Promoters of integrative medicine often play a couple of shell games with the public. First, they assert that conventional doctors treat only discrete diseases in isolation, while integrative medicos approach health “holistically.” This is what Weil is up to when he writes in his letter that his method “reaffirms the importance of the relationship between practitioner and patient [and] focuses on the entire patient and body systems.” The distinction is absurd, of course, as it’s hardly uncommon for any patent to be queried by his or her doctor about lifestyle, diet, home environment and so on.

“IM proponents didn’t invent the doctor-patient relationship, or looking at patients as whole people, or lifestyle factors’ influence on health,” observes Steven Novella of Yale Medical School, a prominent critic of integrative medicine.

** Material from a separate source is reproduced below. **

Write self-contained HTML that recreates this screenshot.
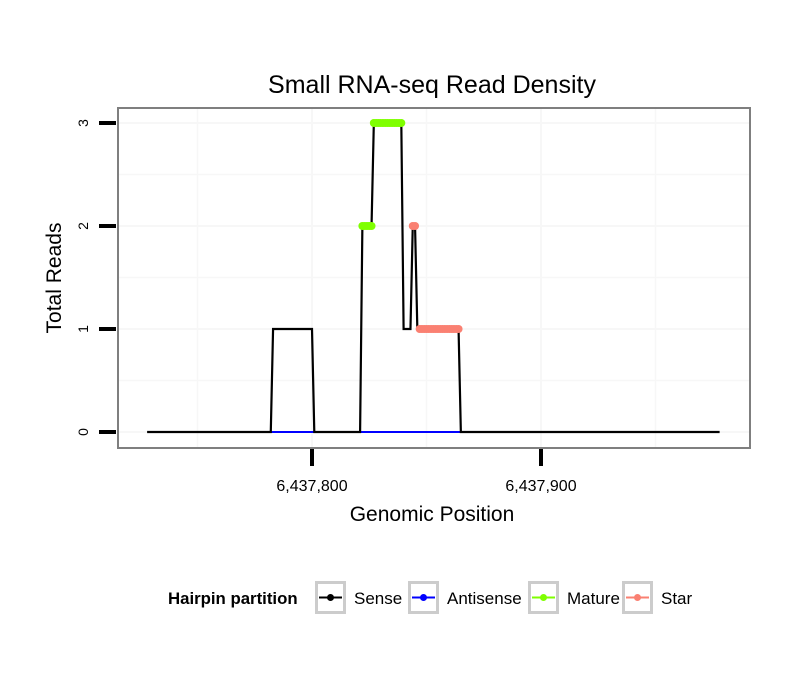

The other trick is to describe integrative medicine entirely in terms of recommendations that traditional doctors find unobjectionable or salutatory, such as good diet and exercise, but downplay dubious therapies such as “energy healing,” naturopathy and homeopathy. “The problem, of course, is what the definition leaves out,” says David Gorski of Wayne State University’s medical school, a fellow skeptic with Novella, “namely how much quackery finds its way into integrative medicine along with the exercise, nutrition, and the like.”

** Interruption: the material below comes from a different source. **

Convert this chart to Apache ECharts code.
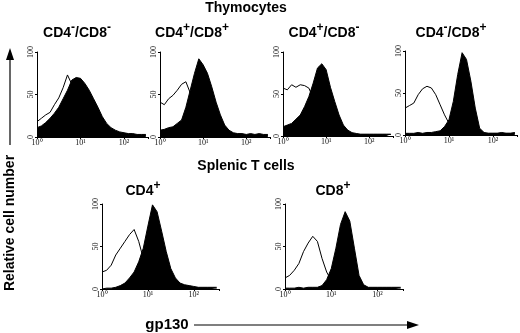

Then there’s the overstatement — or even misrepresentation — of the current level of scientific acceptance of “integrative” treatments. That brings us to Weil’s references to the American Heart Assn., which he quotes as stating that meditation “may be considered a reasonable adjunct to guideline-directed cardiovascular risk reduction,” and the American College of Physicians, which he asserts “recommends acupuncture and mind-body approaches for low back pain.”

The truth is that neither of these citations amounts to the full-throated endorsement of these treatments implied in Weil’s letter. The American Heart Assn. statement, issued Sept. 28, generally treats meditation as innocuous — it says meditation doesn’t seem to do any harm and doesn’t cost much money, so there’s no particular reason for “those interested in this lifestyle modification” not to try it. But of studies purporting to establish the benefits of meditation, the association cautions that “the overall quality and, in some cases, quantity of study data are modest. It advises that patients be made to understand that the benefits of meditation “remain to be better established.”

As for the American College of Physicians’ recommendation on acupuncture, it’s similarly equivocal. The ACP issued its guidelines for treatment of low back pain in April. The doctors said that in most cases, the best therapy for the pain is time, “regardless of treatment.” If you must treat, the guidelines say, heat is the preferred non-drug approach, but it’s supported by only “moderate-quality evidence.” Treatment with acupuncture, along with such other approaches as massage or spinal manipulation is supported only by “low-quality evidence.” There’s better evidence for acupuncture for chronic low-back pain, but even there the evidence is “moderate quality.”

Once again, hardly a ringing endorsement.

That raises the question of what else Weil has to support his claims for integrative medicine. The paucity of evidence isn’t lost on critics such as Gorski, who says it’s “rather telling that the best examples Dr. Weil could come up with were an ACP recommendation for acupuncture based on weak evidence and a very lukewarm ‘may’ recommendation from the AHA for meditation to reduce risk of heart disease.

“If IM were so science-based and transforming healthcare so much without quackery,” Gorski adds, “you’d think he could have come up with more compelling examples.”

That’s the problem with so much of what falls under the umbrella of integrative medicine. What’s useful in the category doesn’t need to be labeled “integrative” — it’s part of accepted medical practice. What’s novel and unusual consistently turns out to be unproven or even disproven. IM advocates often depict the lack of proof for the efficacy of their methods as a virtue — as if there are benefits, but they just haven’t been found yet, and no news is good news.

That won’t do in a medical setting, and shouldn’t be acceptable at UC Irvine. Why should Andrew Weil and his associates take “umbrage” at my pointing that out?